Town Hall Theatre ends 2017 with an American musical celebration - an ambitious and vast epic story set on Christmas Eve in 1864, on a very cold Civil War night. During that one night, a nation divided as never before is portrayed through the lives of historical figures and simple Americans, struggling with the difficult times and transcended by the miracle of Christmas, whether they believe or not. Through songs and narratives, the 50 characters played by 14 actors in "A Civil War Christmas" take the spectators on a journey of human struggle and hope.
The audience is taken back to 1864, in Washington D.C., in the White House with President Lincoln and his wife preparing for Christmas despite the burden of responsibilities, in the cold street of the capital city where a black woman who escaped slavery desperately searches for her daughter, with Robert E. Lee and Ulysses S. Grant hunkered down with their exhausted troops, on the banks of the Potomac River where a man seeks vengeance and a kid wants to become a man and a hero.

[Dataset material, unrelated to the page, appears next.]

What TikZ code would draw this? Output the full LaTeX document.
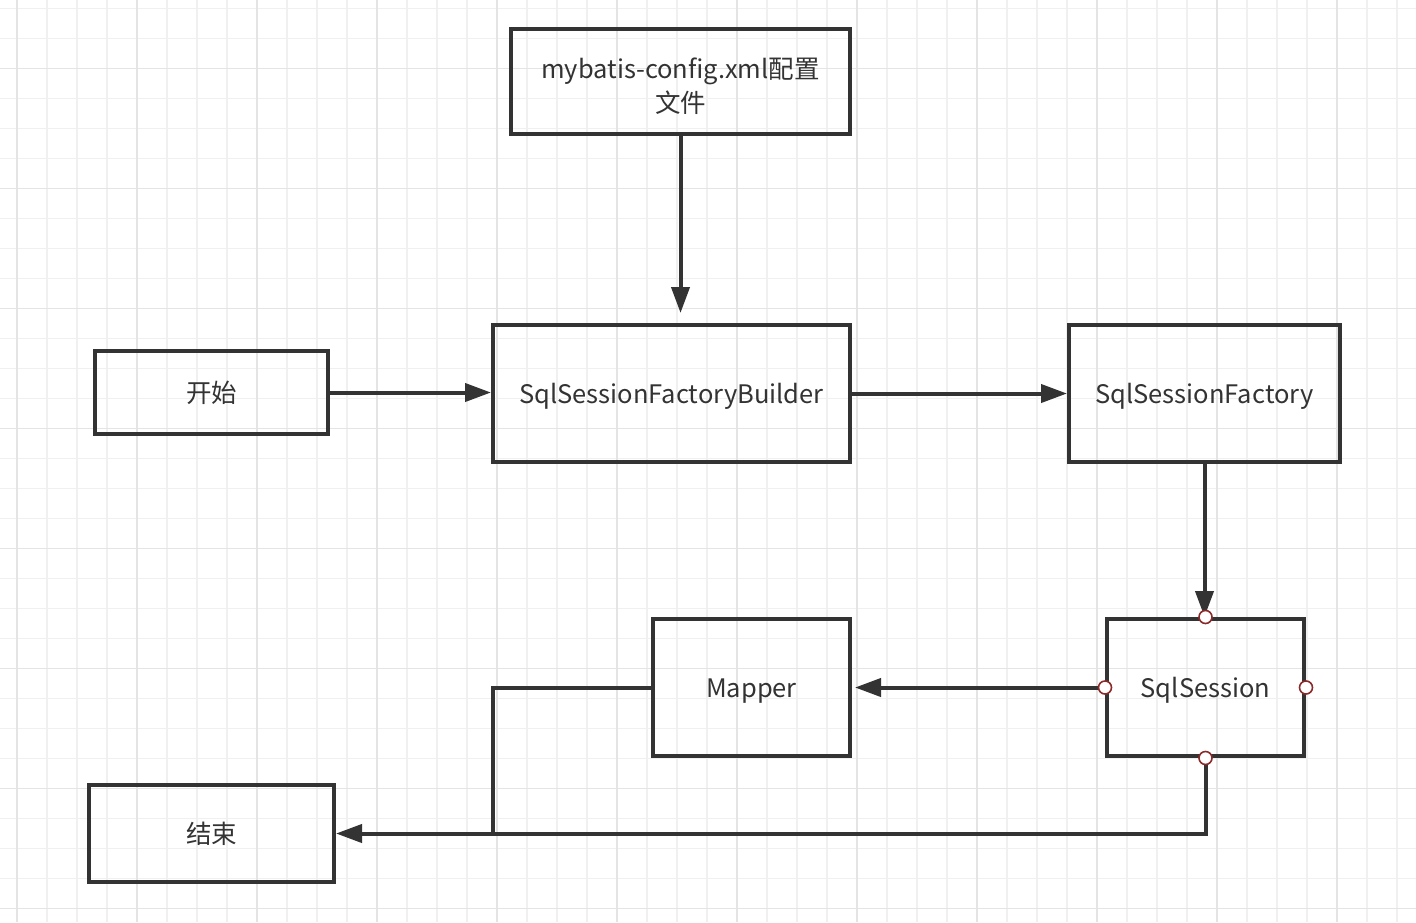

Fifty different characters paint the picture of that harsh night in the middle of war. The 14 actors comprising the cast constantly change costume, shift from supplying contextual commentaries, to embodying one of the many unique characters whose stories the audience follows. Costumes here are key: a top hat turns a commoner into Lincoln, a wide dress and a shawl transform a simple woman into the First Lady. The Christmas songs, the period hymns and marches crimp each scene.
The actors act, dance, some play a musical instrument, and they sing. There are some very solid and beautiful voices in the show; Alicia von Kugelgen sings with the purity of an opera singer.
Susan Evans, THT artistic director, asked Dawn Monique Williams to direct the play. She had never seen the play by Pulitzer Prize winner Paula Vogel before, but knew of it and was very interested in creating entertainment that would also provide food for thought. She says that this is a Christmas play, but not full of fluff, and that even if there is laughter there is also gravity. She liked that the play mixes real historical figures with fictional characters that are the conflation of several ordinary people of the time. Williams, who also was a singer, loved the musical aspect of the play, the variety and beauty of the songs.
The director says that it is particularly relevant to create this play at a time when the country is so polarized. The night this reporter went to the theater to see a final rehearsal, filmmaker Eric Metzger had come to film THT's adventure. He is working on a documentary about 2017 in America, a year that he sees as a moment in history when this country has been more divided than ever. He sees this play as representative of our times of separation, but with the possibility of still reaching out to each other.
Williams says that she believes in Sankofa, a Ghanaian word meaning "go back and get it." She says that as we move forward in time, we carry our cultural memory, and that the lessons of our past that we transport into the future can bring hope. The play shows us that in a moment of time we can be united.
The play is a family show that will entertain all ages. The Civil War is studied in the fourth grade, so children 9 years old and older will understand most out of the show.